The boreal forest circles the high northern latitudes but it is far from a continuous carpet of evergreen trees. Rather, the boreal forest is a patchwork of land cover types in constant flux as they recover from wildfire and then are burned again. This fast turnover of land cover makes the boreal forest particularly susceptible to rapid change in response to climate. Furthermore, the boreal forest is an important component of the climate system that pumps heat into the atmosphere and significantly raises northern hemisphere temperatures year-round. As both a major component of the climate system and a sensitive indicator of climate change, the boreal forest is in a feedback loop. The direction of that feedback loop, positive or negative, depends largely on the strength of the land-atmosphere exchange of heat and momentum driven by forest cover and its spatial structure.

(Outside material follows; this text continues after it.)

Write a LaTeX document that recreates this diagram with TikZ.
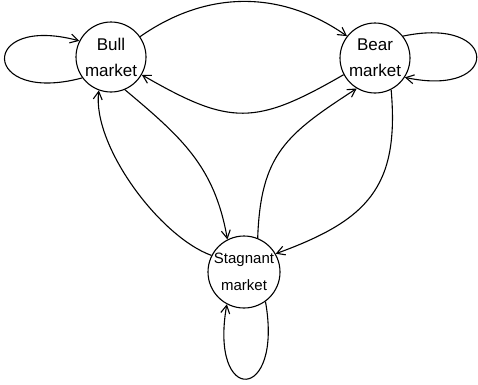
\documentclass[tikz,border=0pt]{standalone}
\usepackage{fontspec}
\setmainfont{Liberation Sans}
\usetikzlibrary{arrows.meta}

\begin{document}
\begin{tikzpicture}[x=1pt, y=1pt, line width=1.1pt,
	marketnode/.style={circle, draw, inner sep=0pt, minimum size=70pt, align=center, font=\fontsize{17}{26}\selectfont},
	trans/.style={-{Straight Barb[length=8pt, width=9pt]}}]
	
	\useasboundingbox (0,0) rectangle (478,-384);
	
	\node[marketnode] (bull) at (111,-57) {Bull\\market};
	\node[marketnode] (bear) at (375,-58) {Bear\\market};
	\node[marketnode, minimum size=72pt, inner sep=-1pt, font=\fontsize{15}{27}\selectfont] (stag) at (244,-272) {Stagnant\\market};
	
	% self loops
	\draw[trans] (bull.216) .. controls +(195:105) and +(165:105) .. (bull.153);
	\draw[trans] (bear.38) .. controls +(12:99) and +(-12:99) .. (bear.-33);
	\draw[trans] (stag.-54) .. controls +(-80:103) and +(-100:103) .. (stag.-118);
	
	\draw[trans] (bull.35) to[out=35, in=145, looseness=1.0] (bear.142);
	\draw[trans] (bear.208) to[out=210, in=-30, looseness=1.3] (bull.-30);
	
	\draw[trans] (bull.-67) to[out=-40, in=100, looseness=1.05] (stag.117);
	\draw[trans] (stag.153) to[out=160, in=263, looseness=0.71] (bull.250);
	
	\draw[trans] (bear.-63) to[out=-85, in=20, looseness=1.25] (stag.30);
	\draw[trans] (stag.68) to[out=88, in=213, looseness=1.2] (bear.239);
	
\end{tikzpicture}
\end{document}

That spatial structure has yet to be comprehensively measured.

This dissertation used newly available, high resolution, satellite based forest cover data to quantify the heterogeneity of the boreal forest in North America. First, at the local scale, the pattern of forest cover patches within fires were found to be larger, more regularly shaped, and clustered than in unburned forest. The heterogeneity metrics also returned to pre-fire levels relatively quickly. At the continental scale, the landscape heterogeneity maps were analyzed by region, with respect to the northern extent of trees, and disturbance regimes. The boreal forest regions had smaller, more complicated forest patches, and no single dominant forest cover class which was significantly different than the temperate forests that border the region to the south. When compared to two preexisting maps of the boreal treeline, the patch cohesion metric indicated that the tundra ecoregion extended further south into the forested Central and Eastern Canada. Based on this finding, a new patch cohesion-based treeline was drawn which divides the boreal forest and tundra in a standard and repeatable way. Lastly, fires and lakes had the opposite influence on the heterogeneity metric contagion. Fires tended to decrease heterogeneity in the landscape because they were larger than the preexisting forest patches while lakes were smaller and broke up the landscape increasing heterogeneity. The heterogeneity maps produced as a part of this dissertation will continue to provide insight into the spatial pattern of the boreal forest in the future.